Okay, well that combination of reasons to posit the will already pushes us towards a classification or differentiation between different kinds of medieval theories of the will, which is something I've been talking about in the podcast already, which is on the one hand intellectualism and on the other hand, voluntarism. So intellectualism is associated with people like Aquinas, for example, voluntarism with Scotus, and then a variety of thinkers of the 14th century. And I was struck by the fact that you said, well, on the one hand, the will is responsive to reasons, which sounds more intellectualist and on the other hand, it's something we have control over and that sounds like it's maybe more will favor the voluntarist. So do you think that's right? I mean, is that a good way of thinking about the difference between intellectualism and voluntarism that the intellectualists are emphasizing the first thing and the voluntarists are emphasizing the second thing?
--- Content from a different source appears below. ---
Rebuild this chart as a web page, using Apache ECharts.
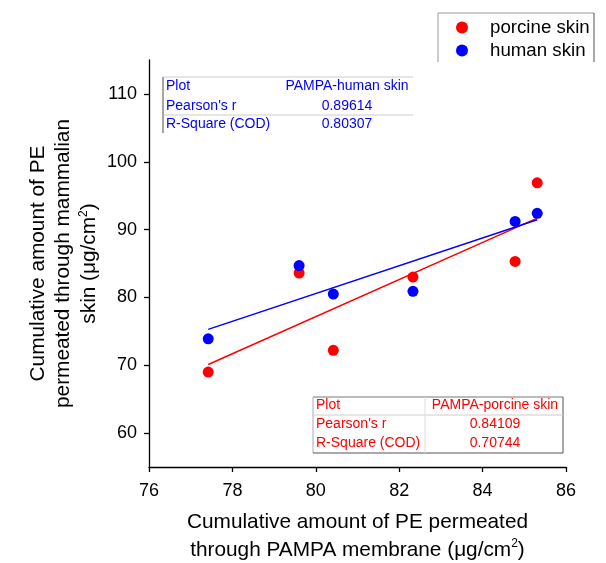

I think it's more, I think the disagreement between intellectualism and voluntarism is not so much disagreement about how important it is to relate the will to freedom, but rather a disagreement about how to conceive freedom. Everyone thinks that the will is, in some sense, free, or the taking of decisions and the forming of intentions is something we control. But there is then going to be a disagreement about how to understand this power of control. But it is, of course, going to involve a disagreement about how importantly the power is related to reason. I think if we look at the intellectualist, the intellectualist sees the operation of the will of our capacity to take decisions and form intentions as very closely tied to the operation of the practical intellect to our judgments about what it's best to do. Whereas the voluntarist will see our decisions and intentions as occurring to some degree independently or potentially independently of what we judge it best to do. So I might judge it’s best to do one thing and end up taking a decision to do quite another thing.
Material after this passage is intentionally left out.